FLORIDA
Inside Elliott Aster, St. Pete’s Flashiest Bid for Michelin Attention
Written by Eric Barton | June 9, 2025
AUTHOR BIO: Eric Barton is editor of The Adventurist and has reviewed restaurants for more than two decades. Email him here.
There’s a certain tell when a restaurant is aiming for a Michelin star. Maybe it’s the perfect searing and slicing of a 48-ounce Bistecca Fiorentina. Maybe it’s the crudo, arranged with the kind of geometric precision usually reserved for lunar landings. Or maybe it’s the fact that the chef behind the whole thing used to run a kitchen at El Bulli.
All of this is true at Elliott Aster, the new flagship restaurant inside the freshly renovated Vinoy Resort and Golf Club in downtown St. Petersburg. Open just a month, the place already feels like it's angling for a spot in the inaugural Florida Gulf Coast Michelin Guide.
Chef Lee Wolen
It’s a strategic play. Michelin doesn’t hand out stars to restaurants tucked behind generic lobbies with uninspired menus. But Elliott Aster—helmed by chef Lee Wolen, whose Chicago restaurant Boka has held onto a Michelin star since 2011—has the kind of pedigree the inspectors tend to notice. Wolen trained at Eleven Madison Park. He worked at El Bulli, for god’s sake. If anyone knows how to engineer a dining room for the tire-kickers, it’s this guy.

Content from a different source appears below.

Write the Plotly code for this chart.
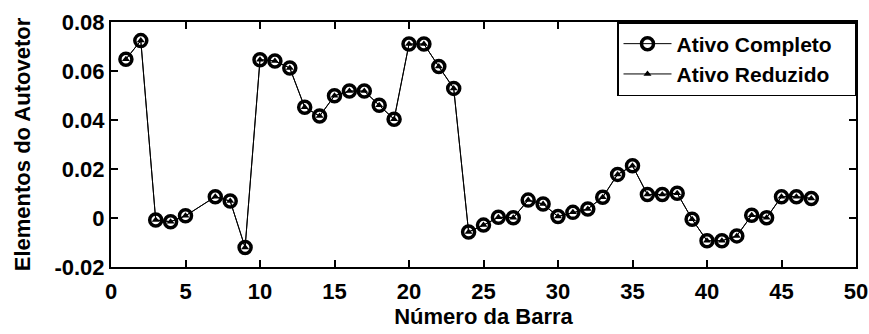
import plotly.graph_objects as go

barra = [1, 2, 3, 4, 5, 7, 8, 9, 10, 11, 12, 13, 14, 15, 16, 17, 18, 19, 20,
         21, 22, 23, 24, 25, 26, 27, 28, 29, 30, 31, 32, 33, 34, 35, 36, 37,
         38, 39, 40, 41, 42, 43, 44, 45, 46, 47]
ativo_completo = [0.0648, 0.0724, -0.0008, -0.0015, 0.0009, 0.0087, 0.0069,
                  -0.0120, 0.0646, 0.0641, 0.0612, 0.0452, 0.0416, 0.0499,
                  0.0518, 0.0518, 0.0460, 0.0403, 0.0710, 0.0710, 0.0618,
                  0.0529, -0.0057, -0.0029, 0.0003, 0.0001, 0.0073, 0.0057,
                  0.0006, 0.0023, 0.0037, 0.0085, 0.0178, 0.0213, 0.0096,
                  0.0096, 0.0101, -0.0005, -0.0093, -0.0093, -0.0073, 0.0011,
                  0.0001, 0.0087, 0.0087, 0.0080]
ativo_reduzido = list(ativo_completo)

x_ticks = [0, 5, 10, 15, 20, 25, 30, 35, 40, 45, 50]
y_ticks = [-0.02, 0, 0.02, 0.04, 0.06, 0.08]
y_tick_labels = ["-0.02", "0", "0.02", "0.04", "0.06", "0.08"]

FONT = "Liberation Sans, Arial, sans-serif"
PAD = "\u00a0\u00a0\u00a0"

fig = go.Figure()
fig.add_trace(go.Scatter(
    x=barra, y=ativo_completo, mode="lines+markers",
    name="<b>Ativo Completo</b>" + PAD,
    line=dict(color="black", width=1),
    marker=dict(symbol="circle-open", size=12, color="black",
                line=dict(color="black", width=3.5)),
))
fig.add_trace(go.Scatter(
    x=barra, y=ativo_reduzido, mode="lines+markers",
    name="<b>Ativo Reduzido</b>" + PAD,
    line=dict(color="black", width=1),
    marker=dict(symbol="triangle-up", size=7, color="black"),
))

axis_common = dict(
    showgrid=False, zeroline=False, showline=True, linecolor="black",
    linewidth=2, mirror="ticks", ticks="inside", ticklen=7,
    tickcolor="black", tickwidth=1.5, automargin=False,
    tickfont=dict(family=FONT, size=22, color="black", weight="bold"),
)

fig.update_layout(
    width=869, height=334,
    margin=dict(l=111, r=13, t=22, b=67, autoexpand=False),
    paper_bgcolor="white", plot_bgcolor="white",
    showlegend=True,
    legend=dict(
        x=1, y=1, xanchor="right", yanchor="top",
        bgcolor="white", bordercolor="black", borderwidth=1.5,
        font=dict(family=FONT, size=21, color="black"),
        itemwidth=48, tracegroupgap=0,
    ),
    xaxis=dict(
        range=[0, 50], tickvals=x_ticks, ticklabelstandoff=4,
        title=dict(text="<b>Número da Barra</b>", standoff=4,
                   font=dict(family=FONT, size=22, color="black")),
        **axis_common,
    ),
    yaxis=dict(
        range=[-0.02, 0.08], tickvals=y_ticks, ticktext=y_tick_labels,
        title=dict(text="<b>Elementos do Autovetor</b>", standoff=18,
                   font=dict(family=FONT, size=22, color="black")),
        **axis_common,
    ),
)

fig.write_html("out.html")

The menu reads like a greatest hits compilation of northern Italy, filtered through Wolen’s fine-dining sensibilities. There’s beef cheek tortelli glazed in aged balsamic and flecked with Sicilian oregano, the sort of dish that makes a case for pasta as high art. A tuna crudo comes dressed in blood orange, basil, and olive oil—vivid, acidic, and unmistakably Floridian. On the heartier side, there’s ricotta gnocchi tossed with spring peas, pancetta, and pesto, and the aforementioned Bistecca Fiorentina, which arrives pre-sliced like a love letter from a Tuscan butcher. And at the end, an olive oil torta with lemon and fennel pollen.
Bistecca Fiorentina
The space itself leans theatrical. Designed by the Rockwell Group, whose credits include TAO and Nobu, the dining room features an open antipasti bar where prosciutto is sliced to order and marinated peppers glisten under artful lighting. The whole production plays out just steps from the marina, with a patio for aperitivos that suggests you should probably arrive early and linger long.
Tuna crudo
Olive oil torta
And while Elliott Aster is new, the intention here isn’t subtle. This isn’t just a hotel restaurant. It’s a moonshot. A mission statement. A sign that St. Pete’s culinary ambitions no longer end at the Gulf.
Michelin may be just getting to know the city. Elliott Aster is already posing for the yearbook photo.